Che volto ha il male? Questa la domanda che mi è sorta dentro, quando avevo davanti agli occhi l'A-Dome, il famoso edificio con la cupola che rimase in piedi dopo lo scoppio della bomba, uno dei pochi, e per questo rimasto a simboleggiare questa Storia. Si dice che la bomba fosse esplosa poco al di sopra della cupola e che proprio per questo l'edificio fu uno dei meno colpiti dallo scoppio. L'area in cui si trova è stata ribattezzata "Parco della pace": curioso, proprio qui dove la guerra è degenerata in follia, assumendo uno dei volti del male, chi sopravvive ricorda la pace. O la chiama, invocandola a gran voce.

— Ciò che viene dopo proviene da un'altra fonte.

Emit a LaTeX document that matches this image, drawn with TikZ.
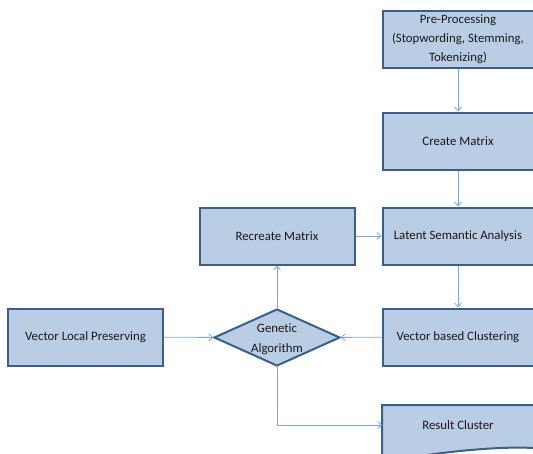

Non so ben dire quali pensieri mi siano sorti davanti a quell'edificio, scheletro di uomini svuotati. Posso dire che eravamo lì, dopo una bella recita di Elisir d'amore. Era tardi nella notte, c'era un freddo che acuiva il tremore della paura. Ma più freddo era il pensiero di ciò che è stato. Dopo aver visto Berlino, camminando sulle tracce di questo grande passato recente che è la Seconda Guerra Mondiale, Hiroshima era per me come il proseguimento di un pellegrinaggio laico sulle orme della Storia. Alla ricerca di cosa? Alla ricerca dell'Uomo. A partire da quello che rimane. Ma cosa rimane?
Davanti al relitto di tutta un'epoca, ci siamo tenuti per mano, con delle lacrime spontanee, e ne è nato un canto, così, spontaneo anche lui. Il nostro Verdi a Hiroshima.